Difficiles à réparer

Mais l’analyste de la défense David Perry, de l’Institut canadien des affaires mondiales, a prédit que le Canada devra faire des compromis de plus en plus difficiles quant à l’endroit où déployer ses navires de guerre, compte tenu de la taille et de l’état de sa marine.

Alors que la flotte militaire canadienne compte 12 frégates, M. Perry estime que les besoins de maintenance et de formation de la marine signifient que quelques navires seulement peuvent être déployés à un moment donné. Le Canada avait également trois destroyers, mais ces navires ont été retirés en 2014.

Sans compter l’âge croissant des frégates, qui sont entrées en service dans les années 1990 et deviennent de plus en plus difficiles à réparer et à entretenir, selon les officiers supérieurs et les rapports internes.

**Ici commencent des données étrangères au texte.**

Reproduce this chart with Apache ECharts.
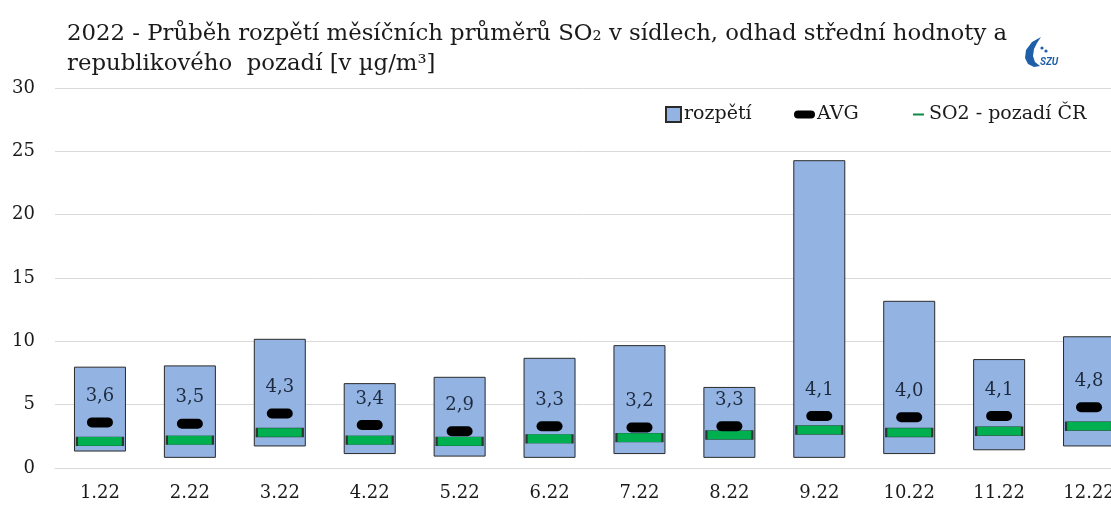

Adam MacDonald, un ancien officier de marine qui étudie maintenant à l’Université Dalhousie, à Halifax, croit que la Marine royale canadienne et les Forces armées canadiennes devraient également faire face à des pressions croissantes pour maintenir une présence en Europe, en Asie et dans l’Arctique, «car il va y avoir des demandes dans ces trois régions» — en plus des régions où le Canada est déjà présent: les Antilles, l’Afrique de l’Ouest et l’Amérique du Sud, dit-il.

Le gouvernement fédéral supervise la construction d’une nouvelle flotte de navires militaires pour remplacer les frégates et les destroyers, mais le projet de plusieurs milliards de dollars a connu des dépassements de coûts et des retards répétés.

Et la marine, comme le reste de l’armée, fait également face à une grave pénurie de personnel.

Entre-temps, M. MacDonald prédit que les dragueurs de mines de la classe Kingston seront très sollicités, à mesure que la Marine royale canadienne fait face à des demandes croissantes à l’étranger.